══ WORKING DATA

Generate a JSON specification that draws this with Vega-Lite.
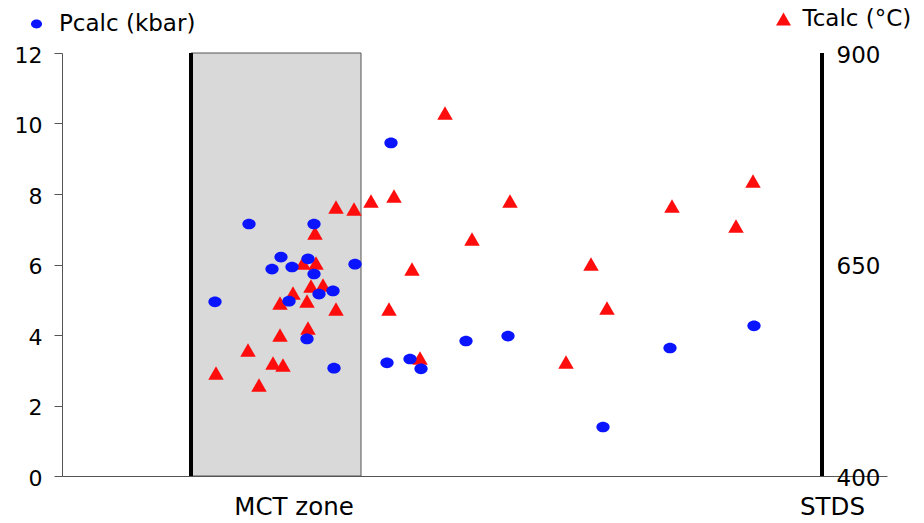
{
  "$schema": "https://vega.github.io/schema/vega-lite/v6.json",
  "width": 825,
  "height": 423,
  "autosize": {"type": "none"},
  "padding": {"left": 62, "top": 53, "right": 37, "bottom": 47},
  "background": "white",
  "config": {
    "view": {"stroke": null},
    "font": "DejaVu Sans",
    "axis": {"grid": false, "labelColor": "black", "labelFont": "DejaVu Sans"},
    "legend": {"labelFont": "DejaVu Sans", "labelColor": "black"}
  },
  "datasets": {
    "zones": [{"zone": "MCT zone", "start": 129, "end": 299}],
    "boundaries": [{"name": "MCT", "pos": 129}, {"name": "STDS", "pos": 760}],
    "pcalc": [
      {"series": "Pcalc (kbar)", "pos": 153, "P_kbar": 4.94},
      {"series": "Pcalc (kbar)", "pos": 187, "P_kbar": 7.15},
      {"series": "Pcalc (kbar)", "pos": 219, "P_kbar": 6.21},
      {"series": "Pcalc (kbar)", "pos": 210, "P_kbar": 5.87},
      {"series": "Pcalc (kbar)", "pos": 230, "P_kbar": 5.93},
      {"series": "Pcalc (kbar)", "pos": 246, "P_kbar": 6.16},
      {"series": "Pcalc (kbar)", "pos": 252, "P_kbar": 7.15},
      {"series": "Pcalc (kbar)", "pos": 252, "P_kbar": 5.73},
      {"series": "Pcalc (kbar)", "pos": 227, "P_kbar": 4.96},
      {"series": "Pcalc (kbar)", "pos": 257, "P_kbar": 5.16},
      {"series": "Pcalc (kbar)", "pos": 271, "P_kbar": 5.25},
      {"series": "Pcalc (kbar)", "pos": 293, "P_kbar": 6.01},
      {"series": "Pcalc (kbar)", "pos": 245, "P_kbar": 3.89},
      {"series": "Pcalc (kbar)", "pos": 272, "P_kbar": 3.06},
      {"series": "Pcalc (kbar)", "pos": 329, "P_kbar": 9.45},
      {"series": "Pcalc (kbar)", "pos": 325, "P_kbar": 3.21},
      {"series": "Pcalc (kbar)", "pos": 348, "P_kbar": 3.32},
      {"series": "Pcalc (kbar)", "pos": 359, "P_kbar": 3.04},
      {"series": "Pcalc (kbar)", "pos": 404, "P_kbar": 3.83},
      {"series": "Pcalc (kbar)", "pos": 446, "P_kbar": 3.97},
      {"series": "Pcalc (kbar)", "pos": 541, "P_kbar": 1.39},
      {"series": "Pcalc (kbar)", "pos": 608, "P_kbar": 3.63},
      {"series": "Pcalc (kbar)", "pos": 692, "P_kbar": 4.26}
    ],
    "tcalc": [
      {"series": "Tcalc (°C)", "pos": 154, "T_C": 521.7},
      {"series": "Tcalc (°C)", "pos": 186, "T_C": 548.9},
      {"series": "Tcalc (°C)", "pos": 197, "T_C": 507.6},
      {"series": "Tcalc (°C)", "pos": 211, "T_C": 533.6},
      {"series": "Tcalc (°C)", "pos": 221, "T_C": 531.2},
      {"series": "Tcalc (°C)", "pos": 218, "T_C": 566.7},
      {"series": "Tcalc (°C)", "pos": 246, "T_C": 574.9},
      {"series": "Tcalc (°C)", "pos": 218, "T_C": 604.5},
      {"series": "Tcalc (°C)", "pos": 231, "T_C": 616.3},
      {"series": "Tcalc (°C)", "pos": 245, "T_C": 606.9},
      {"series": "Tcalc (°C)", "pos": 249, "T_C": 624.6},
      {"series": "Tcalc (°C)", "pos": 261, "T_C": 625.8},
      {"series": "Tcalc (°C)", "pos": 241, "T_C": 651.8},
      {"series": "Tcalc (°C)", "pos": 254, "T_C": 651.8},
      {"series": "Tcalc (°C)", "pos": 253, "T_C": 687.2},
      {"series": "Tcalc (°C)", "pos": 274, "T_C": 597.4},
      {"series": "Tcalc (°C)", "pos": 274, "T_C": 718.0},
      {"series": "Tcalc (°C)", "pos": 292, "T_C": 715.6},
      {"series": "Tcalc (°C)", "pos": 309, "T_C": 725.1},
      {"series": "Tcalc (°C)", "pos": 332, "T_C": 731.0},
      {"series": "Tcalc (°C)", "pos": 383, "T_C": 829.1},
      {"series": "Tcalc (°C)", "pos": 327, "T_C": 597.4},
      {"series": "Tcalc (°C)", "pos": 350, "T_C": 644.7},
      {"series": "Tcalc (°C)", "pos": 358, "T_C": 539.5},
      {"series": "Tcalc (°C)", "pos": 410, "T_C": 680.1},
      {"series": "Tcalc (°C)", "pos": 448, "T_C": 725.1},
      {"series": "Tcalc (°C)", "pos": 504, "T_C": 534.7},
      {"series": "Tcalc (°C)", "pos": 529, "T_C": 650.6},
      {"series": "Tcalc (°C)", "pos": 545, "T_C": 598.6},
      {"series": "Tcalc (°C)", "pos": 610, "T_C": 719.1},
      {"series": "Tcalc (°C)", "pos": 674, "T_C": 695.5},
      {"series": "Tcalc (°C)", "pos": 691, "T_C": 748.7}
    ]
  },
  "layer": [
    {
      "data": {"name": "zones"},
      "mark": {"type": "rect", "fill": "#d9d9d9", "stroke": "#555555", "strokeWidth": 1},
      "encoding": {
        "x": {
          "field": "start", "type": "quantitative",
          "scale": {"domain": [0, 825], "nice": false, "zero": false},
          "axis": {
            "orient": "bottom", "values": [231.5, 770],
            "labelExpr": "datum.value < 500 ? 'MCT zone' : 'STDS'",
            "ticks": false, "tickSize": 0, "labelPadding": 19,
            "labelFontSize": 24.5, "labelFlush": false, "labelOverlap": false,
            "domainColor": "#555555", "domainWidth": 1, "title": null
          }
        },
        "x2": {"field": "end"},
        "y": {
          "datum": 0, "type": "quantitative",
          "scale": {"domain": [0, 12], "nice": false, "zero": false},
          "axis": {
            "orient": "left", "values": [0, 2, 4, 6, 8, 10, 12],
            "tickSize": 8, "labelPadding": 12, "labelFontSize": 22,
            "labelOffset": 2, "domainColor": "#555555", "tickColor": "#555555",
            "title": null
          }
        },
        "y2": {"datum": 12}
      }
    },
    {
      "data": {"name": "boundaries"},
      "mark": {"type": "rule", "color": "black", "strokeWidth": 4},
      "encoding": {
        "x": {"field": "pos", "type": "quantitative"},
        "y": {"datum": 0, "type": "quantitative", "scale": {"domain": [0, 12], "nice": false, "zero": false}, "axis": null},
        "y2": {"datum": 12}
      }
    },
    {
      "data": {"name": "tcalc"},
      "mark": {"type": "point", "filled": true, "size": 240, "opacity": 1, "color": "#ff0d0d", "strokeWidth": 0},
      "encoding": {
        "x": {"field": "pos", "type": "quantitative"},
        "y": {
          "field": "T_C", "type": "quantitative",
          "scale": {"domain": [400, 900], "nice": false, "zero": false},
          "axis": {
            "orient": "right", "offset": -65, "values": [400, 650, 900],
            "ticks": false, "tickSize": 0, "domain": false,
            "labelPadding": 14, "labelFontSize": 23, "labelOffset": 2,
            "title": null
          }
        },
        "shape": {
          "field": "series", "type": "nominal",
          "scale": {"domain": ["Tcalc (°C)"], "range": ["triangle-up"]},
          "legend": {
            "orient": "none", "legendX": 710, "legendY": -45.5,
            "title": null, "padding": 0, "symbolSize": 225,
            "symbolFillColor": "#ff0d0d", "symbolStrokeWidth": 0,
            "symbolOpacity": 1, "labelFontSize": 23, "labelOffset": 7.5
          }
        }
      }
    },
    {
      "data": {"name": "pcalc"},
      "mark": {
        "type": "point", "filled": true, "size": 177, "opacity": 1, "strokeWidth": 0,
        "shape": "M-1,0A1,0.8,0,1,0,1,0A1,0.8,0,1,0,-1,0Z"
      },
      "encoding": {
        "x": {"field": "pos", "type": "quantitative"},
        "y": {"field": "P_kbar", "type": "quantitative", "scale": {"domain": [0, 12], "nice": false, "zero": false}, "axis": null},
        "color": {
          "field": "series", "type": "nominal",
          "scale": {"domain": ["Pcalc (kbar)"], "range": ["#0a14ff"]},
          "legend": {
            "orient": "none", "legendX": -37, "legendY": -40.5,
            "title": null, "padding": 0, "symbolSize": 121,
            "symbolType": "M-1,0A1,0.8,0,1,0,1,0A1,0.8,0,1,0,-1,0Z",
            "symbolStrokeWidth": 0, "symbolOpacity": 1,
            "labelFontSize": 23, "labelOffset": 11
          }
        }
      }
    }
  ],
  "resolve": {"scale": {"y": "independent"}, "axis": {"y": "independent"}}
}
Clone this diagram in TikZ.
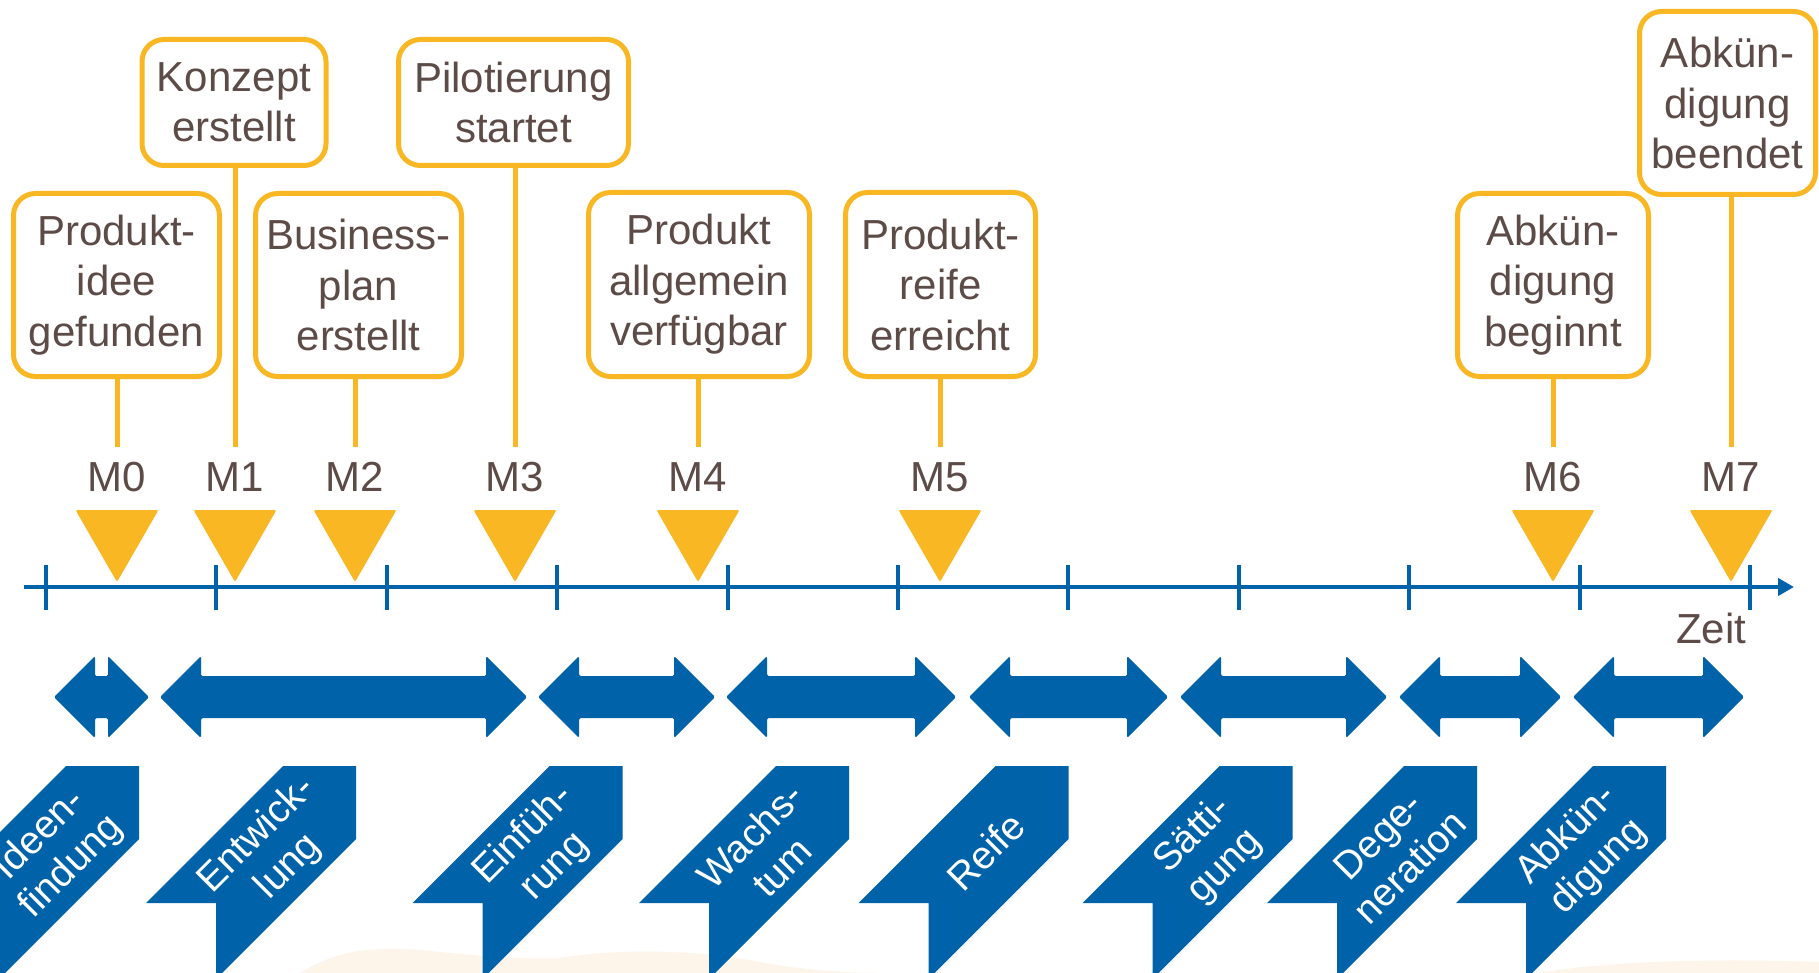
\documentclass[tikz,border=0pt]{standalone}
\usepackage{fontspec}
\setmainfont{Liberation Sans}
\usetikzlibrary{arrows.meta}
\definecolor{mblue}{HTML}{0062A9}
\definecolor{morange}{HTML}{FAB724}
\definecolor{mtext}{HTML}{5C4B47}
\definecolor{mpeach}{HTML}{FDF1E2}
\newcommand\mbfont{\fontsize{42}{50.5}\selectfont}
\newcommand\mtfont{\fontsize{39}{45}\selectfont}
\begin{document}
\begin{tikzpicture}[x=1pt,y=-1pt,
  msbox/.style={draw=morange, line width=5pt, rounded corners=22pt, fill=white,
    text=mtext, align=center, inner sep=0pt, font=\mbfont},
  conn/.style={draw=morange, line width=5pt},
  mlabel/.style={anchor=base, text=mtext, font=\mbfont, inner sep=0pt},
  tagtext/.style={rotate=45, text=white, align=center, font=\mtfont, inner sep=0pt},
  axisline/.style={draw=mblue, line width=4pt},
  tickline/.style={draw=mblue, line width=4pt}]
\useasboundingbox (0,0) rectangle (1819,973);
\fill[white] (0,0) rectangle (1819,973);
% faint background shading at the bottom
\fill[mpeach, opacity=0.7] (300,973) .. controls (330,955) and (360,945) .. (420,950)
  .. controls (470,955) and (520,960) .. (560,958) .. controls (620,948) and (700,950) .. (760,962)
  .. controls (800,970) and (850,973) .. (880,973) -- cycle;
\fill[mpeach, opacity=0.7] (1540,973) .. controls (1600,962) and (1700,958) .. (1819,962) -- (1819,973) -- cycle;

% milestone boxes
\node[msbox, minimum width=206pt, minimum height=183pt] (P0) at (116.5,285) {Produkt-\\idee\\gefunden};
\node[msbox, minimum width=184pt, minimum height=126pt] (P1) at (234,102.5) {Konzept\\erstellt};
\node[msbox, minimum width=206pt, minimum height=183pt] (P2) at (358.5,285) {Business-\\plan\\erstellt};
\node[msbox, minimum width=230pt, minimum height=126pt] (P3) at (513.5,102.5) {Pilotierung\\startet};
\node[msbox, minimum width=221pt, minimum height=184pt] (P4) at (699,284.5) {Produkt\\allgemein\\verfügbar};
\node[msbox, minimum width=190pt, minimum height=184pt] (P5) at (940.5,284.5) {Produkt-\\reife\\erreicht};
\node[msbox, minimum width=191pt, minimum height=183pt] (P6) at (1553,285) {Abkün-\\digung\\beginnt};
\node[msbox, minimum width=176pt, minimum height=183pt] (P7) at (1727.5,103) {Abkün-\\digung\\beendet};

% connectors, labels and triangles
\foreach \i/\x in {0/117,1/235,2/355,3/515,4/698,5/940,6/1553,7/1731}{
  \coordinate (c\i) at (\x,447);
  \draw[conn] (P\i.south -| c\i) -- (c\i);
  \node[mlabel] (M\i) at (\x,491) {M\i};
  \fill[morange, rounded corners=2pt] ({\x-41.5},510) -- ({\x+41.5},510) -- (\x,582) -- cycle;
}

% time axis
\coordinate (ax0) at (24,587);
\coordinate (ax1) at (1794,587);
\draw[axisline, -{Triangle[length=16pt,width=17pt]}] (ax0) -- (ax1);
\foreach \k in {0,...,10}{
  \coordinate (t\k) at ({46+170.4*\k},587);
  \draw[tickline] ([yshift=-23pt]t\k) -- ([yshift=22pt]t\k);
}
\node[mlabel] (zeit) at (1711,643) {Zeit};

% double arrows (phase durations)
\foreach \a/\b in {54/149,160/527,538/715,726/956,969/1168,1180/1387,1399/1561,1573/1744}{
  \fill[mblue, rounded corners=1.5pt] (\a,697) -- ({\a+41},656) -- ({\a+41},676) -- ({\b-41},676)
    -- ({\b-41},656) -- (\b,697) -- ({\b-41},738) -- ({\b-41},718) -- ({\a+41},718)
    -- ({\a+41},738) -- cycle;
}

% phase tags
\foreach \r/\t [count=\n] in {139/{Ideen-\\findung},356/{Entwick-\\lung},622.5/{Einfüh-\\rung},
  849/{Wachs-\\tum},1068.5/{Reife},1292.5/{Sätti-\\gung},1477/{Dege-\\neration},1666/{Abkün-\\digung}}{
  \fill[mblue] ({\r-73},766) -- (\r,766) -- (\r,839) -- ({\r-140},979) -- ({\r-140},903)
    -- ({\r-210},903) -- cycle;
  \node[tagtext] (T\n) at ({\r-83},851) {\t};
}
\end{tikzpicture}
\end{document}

════

Transcribe, leaving out pictures, each line from the one containing "Clone this diagram in TikZ." through the one containing "(1819,973) -- cycle;".

Clone this diagram in TikZ.
\documentclass[tikz,border=0pt]{standalone}
\usepackage{fontspec}
\setmainfont{Liberation Sans}
\usetikzlibrary{arrows.meta}
\definecolor{mblue}{HTML}{0062A9}
\definecolor{morange}{HTML}{FAB724}
\definecolor{mtext}{HTML}{5C4B47}
\definecolor{mpeach}{HTML}{FDF1E2}
\newcommand\mbfont{\fontsize{42}{50.5}\selectfont}
\newcommand\mtfont{\fontsize{39}{45}\selectfont}
\begin{document}
\begin{tikzpicture}[x=1pt,y=-1pt,
  msbox/.style={draw=morange, line width=5pt, rounded corners=22pt, fill=white,
    text=mtext, align=center, inner sep=0pt, font=\mbfont},
  conn/.style={draw=morange, line width=5pt},
  mlabel/.style={anchor=base, text=mtext, font=\mbfont, inner sep=0pt},
  tagtext/.style={rotate=45, text=white, align=center, font=\mtfont, inner sep=0pt},
  axisline/.style={draw=mblue, line width=4pt},
  tickline/.style={draw=mblue, line width=4pt}]
\useasboundingbox (0,0) rectangle (1819,973);
\fill[white] (0,0) rectangle (1819,973);
% faint background shading at the bottom
\fill[mpeach, opacity=0.7] (300,973) .. controls (330,955) and (360,945) .. (420,950)
  .. controls (470,955) and (520,960) .. (560,958) .. controls (620,948) and (700,950) .. (760,962)
  .. controls (800,970) and (850,973) .. (880,973) -- cycle;
\fill[mpeach, opacity=0.7] (1540,973) .. controls (1600,962) and (1700,958) .. (1819,962) -- (1819,973) -- cycle;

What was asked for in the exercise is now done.